Status of the L-QIF under treaty law
Since the L-QIF is not subject to unlimited tax liability in Switzerland, it cannot benefit from double taxation agreements concluded by Switzerland. Thus, the L-QIF itself cannot reclaim foreign withholding taxes deducted from its income (with the exception of foreign withholding taxes from certain jurisdictions with which Switzerland has concluded mutual agreements that allow Swiss funds to reclaim a portion of the foreign withholding tax withheld from these treaty jurisdictions on behalf of the Swiss investors). In this case, the investor of the L-QIF must apply for a refund from the jurisdiction in which the withholding tax was withheld provided the resident jurisdiction of the investor has concluded a double taxation agreement with that jurisdiction.
L-QIFs and Swiss stamp duty
As the L-QIF is a collective investment scheme pursuant to the CISA, it is considered as an exempt investor within the meaning of the Stamp Duty Act which contains provisions for security transfer tax and capital issuance tax. Therefore, if a L-QIF buys or sales taxable securities, the Swiss security dealer involved in the transaction does not have to levy the portion of the security transfer tax attributable to the L-QIF. The L-QIF is therefore not charged with a security transfer tax when buying or selling taxable securities. Further, the issuance of units by an L-QIF is also not subject to security transfer tax or capital issuance tax.
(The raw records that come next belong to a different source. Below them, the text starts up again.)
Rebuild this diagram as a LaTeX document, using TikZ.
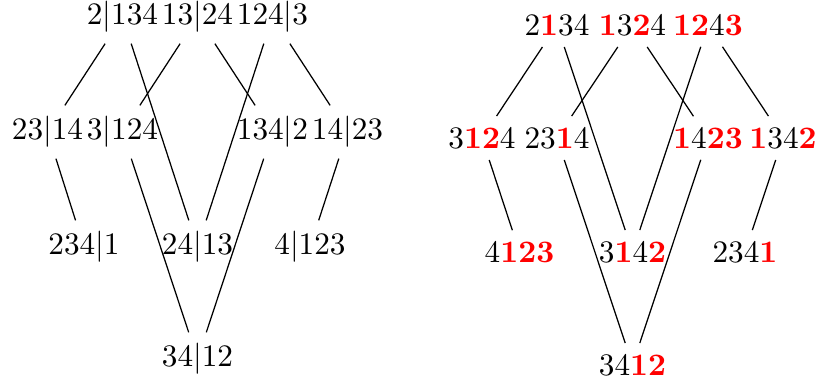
\documentclass[tikz,border=0pt]{standalone}
\usepackage{xcolor}
\newcommand{\rdg}[1]{\textcolor{red}{\textbf{#1}}}
\begin{document}
\begin{tikzpicture}[x=0.32pt,y=-0.32pt,
  lab/.style={inner sep=0.3333em},
  edge/.style={draw=black,line width=0.4pt}]
\useasboundingbox (0,0) rectangle (817,382);
% left diagram
\node[lab] (a1) at (122.5,17) {$2|134$};
\node[lab] (a2) at (197.5,17) {$13|24$};
\node[lab] (a3) at (272.5,17) {$124|3$};
\node[lab] (b1) at (47.5,132) {$23|14$};
\node[lab] (b2) at (122.5,132) {$3|124$};
\node[lab] (b3) at (272.5,132) {$134|2$};
\node[lab] (b4) at (347.5,132) {$14|23$};
\node[lab] (c1) at (84,247) {$234|1$};
\node[lab] (c2) at (197.5,247) {$24|13$};
\node[lab] (c3) at (310,247) {$4|123$};
\node[lab] (d1) at (197.5,359) {$34|12$};
\draw[edge] (a1) -- (b1);
\draw[edge] (a1) -- (c2);
\draw[edge] (a2) -- (b2);
\draw[edge] (a2) -- (b3);
\draw[edge] (a3) -- (c2);
\draw[edge] (a3) -- (b4);
\draw[edge] (b1) -- (c1);
\draw[edge] (b2) -- (d1);
\draw[edge] (b3) -- (d1);
\draw[edge] (b4) -- (c3);
% right diagram
\node[lab] (p1) at (557,25) {2\rdg{1}34};
\node[lab] (p2) at (632.5,25) {\rdg{1}3\rdg{2}4};
\node[lab] (p3) at (708,25) {\rdg{12}4\rdg{3}};
\node[lab] (q1) at (482,138) {3\rdg{12}4};
\node[lab] (q2) at (557,138) {23\rdg{1}4};
\node[lab] (q3) at (708,138) {\rdg{1}4\rdg{23}};
\node[lab] (q4) at (783,138) {\rdg{1}34\rdg{2}};
\node[lab] (r1) at (519.5,252) {4\rdg{123}};
\node[lab] (r2) at (632.5,252) {3\rdg{1}4\rdg{2}};
\node[lab] (r3) at (745,252) {234\rdg{1}};
\node[lab] (s1) at (632.5,365) {34\rdg{12}};
\draw[edge] (p1) -- (q1);
\draw[edge] (p1) -- (r2);
\draw[edge] (p2) -- (q2);
\draw[edge] (p2) -- (q3);
\draw[edge] (p3) -- (r2);
\draw[edge] (p3) -- (q4);
\draw[edge] (q1) -- (r1);
\draw[edge] (q2) -- (s1);
\draw[edge] (q3) -- (s1);
\draw[edge] (q4) -- (r3);
\end{tikzpicture}
\end{document}
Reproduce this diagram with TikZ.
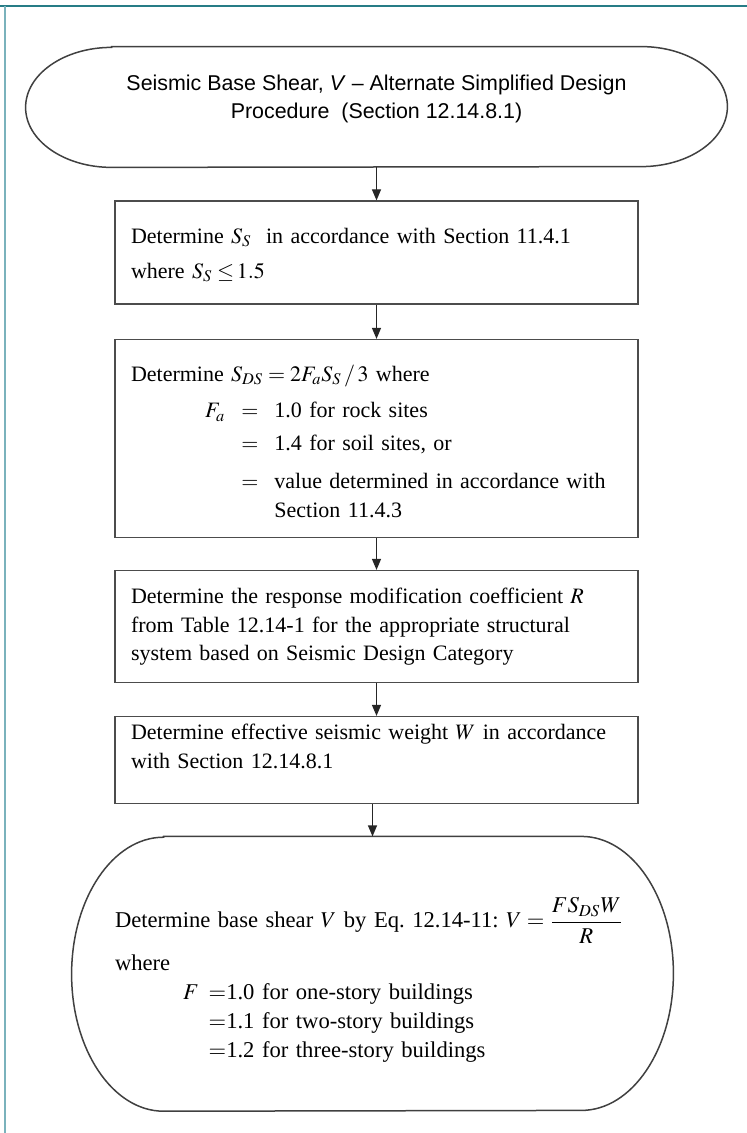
\documentclass[tikz,border=0pt]{standalone}
\usepackage{amsmath}
\usepackage{mathptmx}
\usepackage{fontspec}
\setmainfont{Liberation Serif}
\newfontfamily\titlefont{Liberation Sans}
\frenchspacing
\usetikzlibrary{positioning,shapes,arrows.meta}
\definecolor{FrameTeal}{RGB}{38,124,134}
\definecolor{FrameTealLight}{RGB}{122,178,188}
\tikzstyle{StepBox}=[rectangle, draw=black!70, line width=0.75pt, text width=245.5pt, inner xsep=8pt, align=left, font=\fontsize{11}{14.25}\selectfont]
\tikzstyle{TermNode}=[rectangle, inner sep=0pt, align=center]
\tikzstyle{TermLine}=[draw=black!75, line width=0.75pt]
\tikzstyle{FlowArrow}=[-{Triangle[length=5.5pt,width=4.5pt]}, draw=black!85, line width=0.6pt]

\begin{document}
\begin{tikzpicture}[node distance={15.75pt}]
  \useasboundingbox (0,0) rectangle (373.5pt,-566.5pt);
  % frame
  \draw[FrameTeal, line width=1pt] (0,-3pt) -- (373.5pt,-3pt);
  \draw[FrameTealLight, line width=1.2pt] (2.5pt,-3pt) -- (2.5pt,-566.5pt);

  \node[TermNode, minimum width=350.5pt, minimum height=60pt, font=\titlefont\fontsize{10.7}{14}\selectfont] (start) at (188.25pt,-53.5pt) {Seismic Base Shear, \textit{V} – Alternate Simplified Design\\ Procedure\ \ (Section 12.14.8.1)\rule[-10pt]{0pt}{10pt}};
  \node[StepBox, minimum height=51.5pt, below=16.5pt of start] (ss) {\rule{0pt}{10pt}Determine $S_S$\ \ in accordance with Section 11.4.1\\[3pt] where $S_S \le\! 1.5$};
  \node[StepBox, minimum height=99pt, below=17pt of ss] (sds) {\rule{0pt}{15pt}Determine $S_{DS} = 2F_aS_S\,/\,3$ where\\[4pt]
    \hspace*{37pt}\begin{tabular}[t]{@{}r@{\hspace{8pt}}c@{\hspace{8pt}}l@{}}
      $F_a$ & $=$ & 1.0 for rock sites\\[2pt]
            & $=$ & 1.4 for soil sites, or\\[5pt]
            & $=$ & value determined in accordance with\\
            &     & Section 11.4.3
    \end{tabular}};
  \node[StepBox, minimum height=56pt, below=of sds] (rcoef) {Determine the response modification coefficient $R$\\ from Table 12.14-1 for the appropriate structural\\ system based on Seismic Design Category};
  \node[StepBox, minimum height=43.5pt, below=16.25pt of rcoef] (wt) {Determine effective seismic weight $W$ in accordance\\ with Section 12.14.8.1\rule[-14pt]{0pt}{14pt}};
  \node[TermNode, minimum height=137pt, text width=257.5pt, inner xsep=21.5pt, align=left, font=\fontsize{11.3}{14.5}\selectfont, below=16pt of wt, xshift=-2pt] (shear) {\rule{0pt}{23pt}Determine base shear $V$ by Eq. 12.14-11: $V = \dfrac{FS_{DS}W}{R}$\\[4.5pt]
    where\\
    \hspace*{34pt}\begin{tabular}[t]{@{}r@{\hspace{5pt}}l@{}}
      $F$ & $=$1.0 for one-story buildings\\
          & $=$1.1 for two-story buildings\\
          & $=$1.2 for three-story buildings
    \end{tabular}};

  % terminal outlines
  \draw[TermLine] ([xshift=43pt]start.north west) -- ([xshift=-43pt]start.north east)
    arc[start angle=90, end angle=-90, x radius=43pt, y radius=30pt]
    -- ([xshift=43pt]start.south west)
    arc[start angle=270, end angle=90, x radius=43pt, y radius=30pt] -- cycle;
  \draw[TermLine] ([xshift=46pt]shear.north west) -- ([xshift=-46pt]shear.north east)
    arc[start angle=90, end angle=-90, x radius=46pt, y radius=68.5pt]
    -- ([xshift=46pt]shear.south west)
    arc[start angle=270, end angle=90, x radius=46pt, y radius=68.5pt] -- cycle;

  % connectors
  \draw[FlowArrow] (start) -- (ss);
  \draw[FlowArrow] (ss) -- (sds);
  \draw[FlowArrow] (sds) -- (rcoef);
  \draw[FlowArrow] (rcoef) -- (wt);
  \draw[FlowArrow] (wt.south -| shear) -- (shear);
\end{tikzpicture}
\end{document}
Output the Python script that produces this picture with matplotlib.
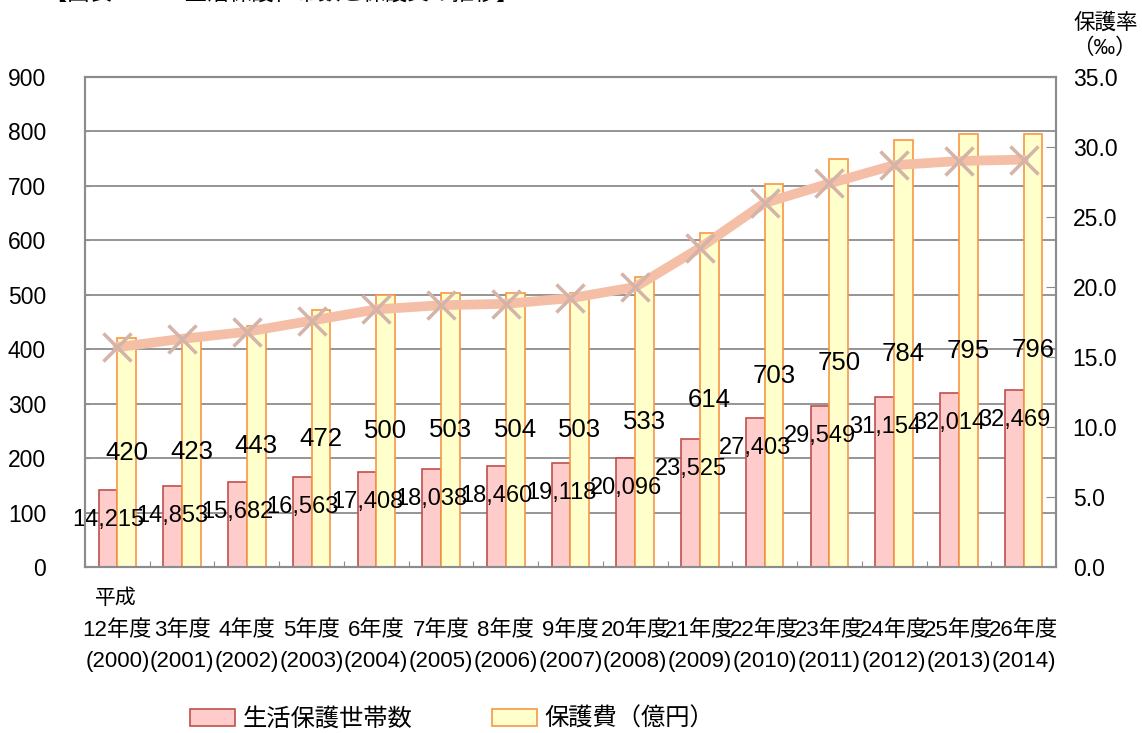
import numpy as np
import matplotlib
matplotlib.use('Agg')
import matplotlib.pyplot as plt

plt.rcParams['font.family'] = ['Liberation Sans', 'Noto Sans CJK JP', 'DejaVu Sans']

years = ['12年度', '3年度', '4年度', '5年度', '6年度', '7年度', '8年度', '9年度',
         '20年度', '21年度', '22年度', '23年度', '24年度', '25年度', '26年度']
years_ad = ['2000', '2001', '2002', '2003', '2004', '2005', '2006', '2007',
            '2008', '2009', '2010', '2011', '2012', '2013', '2014']
households = [14215, 14853, 15682, 16563, 17408, 18038, 18460, 19118,
              20096, 23525, 27403, 29549, 31154, 32014, 32469]
costs = [420, 423, 443, 472, 500, 503, 504, 503, 533, 614, 703, 750, 784, 795, 796]
rate = [15.7, 16.3, 16.8, 17.6, 18.4, 18.7, 18.8, 19.2, 20.0, 22.8, 26.0, 27.4, 28.7, 29.0, 29.1]

pink_face, pink_edge = '#FFCCCC', '#C0504D'
yel_face, yel_edge = '#FFFFCC', '#F79646'
grid_c = '#8C8C8C'

fig = plt.figure(figsize=(11.42, 7.33), dpi=100)
ax = fig.add_axes([85 / 1142, 166 / 733, 971 / 1142, 490 / 733])
ax2 = ax.twinx()

x = np.arange(len(years))
w = 0.29
hh = np.array(households) / 100

ax.bar(x - w / 2, hh, w, color=pink_face, edgecolor=pink_edge, linewidth=1.2,
       label='生活保護世帯数', zorder=2)
ax.bar(x + w / 2, costs, w, color=yel_face, edgecolor=yel_edge, linewidth=1.2,
       label='保護費（億円）', zorder=2)

for i in range(len(x)):
    ax.annotate(f'{households[i]:,}', (x[i] - w / 2, hh[i]), xytext=(0, -30),
                textcoords='offset pixels', ha='center', va='center', fontsize=17, zorder=5)
    ax.text(x[i] + w / 2, costs[i] / 2, f'{costs[i]}', ha='center', va='center',
            fontsize=18.5, zorder=5)

ax.set_xlim(-0.5, len(x) - 0.5)
ax.set_ylim(0, 900)
ax.set_yticks(range(0, 901, 100))
ax.grid(axis='y', color=grid_c, linewidth=1.3, zorder=0)
ax.set_axisbelow(True)
ax.tick_params(axis='y', labelsize=16.5, direction='in', length=3, color=grid_c, pad=28)
ax.set_xticks(np.arange(-0.5, len(x), 1))
ax.set_xticklabels([])
ax.tick_params(axis='x', direction='in', length=4, color=grid_c)

ax2.plot(x, rate, color='#F4BFA6', linewidth=7, solid_capstyle='round', zorder=3)
ax2.plot(x, rate, linestyle='none', marker='x', markersize=20, markeredgewidth=2.5,
         color='#D4B3A8', zorder=4)
ax2.set_ylim(0, 35)
ax2.set_yticks(np.arange(0, 35.1, 5))
ax2.set_yticklabels([f'{v:.1f}' for v in np.arange(0, 35.1, 5)])
ax2.tick_params(axis='y', labelsize=16.5, direction='in', length=7, color=grid_c, pad=12)

for a in (ax, ax2):
    for s in a.spines.values():
        s.set_color(grid_c)
        s.set_linewidth(1.5)

# x labels
for i in range(len(x)):
    xf = ax.transData.transform((x[i], 0))[0] / fig.bbox.width
    fig.text(xf, 1 - 631 / 733, years[i], ha='center', va='center', fontsize=16)
    fig.text(xf, 1 - 661 / 733, f'({years_ad[i]})', ha='center', va='center', fontsize=16)
fig.text(95 / 1142, 1 - 598 / 733, '平成', ha='left', va='center', fontsize=15)

fig.text(1138 / 1142, 1 - 23 / 733, '保護率', ha='right', va='center', fontsize=15.5)
fig.text(1104 / 1142, 1 - 48 / 733, '（‰）', ha='center', va='center', fontsize=15.5)

fig.text(45 / 1142, 1 + 6 / 733, '【図表２　　 生活保護世帯数と保護費の推移】',
         ha='left', va='center', fontsize=16)

h, l = ax.get_legend_handles_labels()
fig.legend(h, l, loc='center', bbox_to_anchor=(452 / 1142, 1 - 719 / 733), ncol=2,
           frameon=False, fontsize=17.5, handlelength=1.85, handleheight=0.7,
           columnspacing=3.3, handletextpad=0.3)

fig.savefig('out.png', dpi=100)
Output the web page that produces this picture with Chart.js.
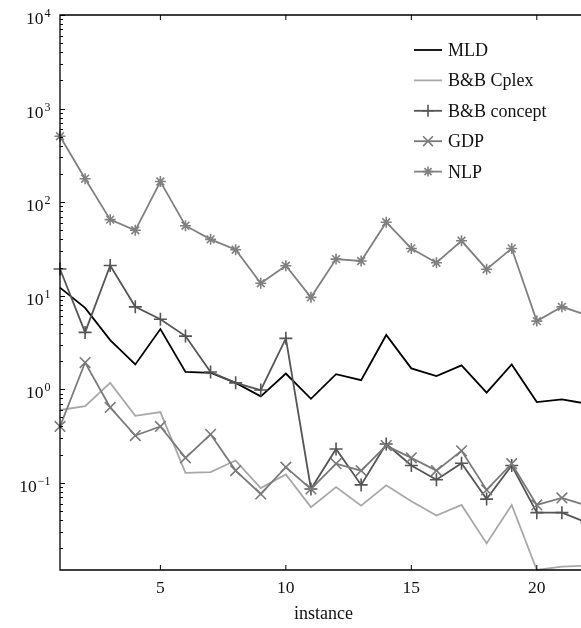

Although the L-QIF is tax transparent for income and wealth tax purposes, the high Swiss withholding tax charge on distributions and accumulations is a disadvantage compared to many foreign investment fund products, in particular for foreign investors. Tax-wise, it is expected that the L-QIF therefore will attract mainly Swiss private and institutional investors. Nevertheless, in the case of L-QIFs that predominantly invest in foreign investments, the aforementioned Swiss withholding tax disadvantage can largely be eliminated for foreign investors due to the possible affidavit procedure.
If the critics made by the consultation participants can find their way into the final version of the CISO allowing a less restrictive implementation of the L-QIF and taking into account the liberal risk diversification rules, this new Swiss fund product could prove to be an interesting alternative to existing foreign competing products and thus contribute to the desired strengthening of Switzerland as a fund production location.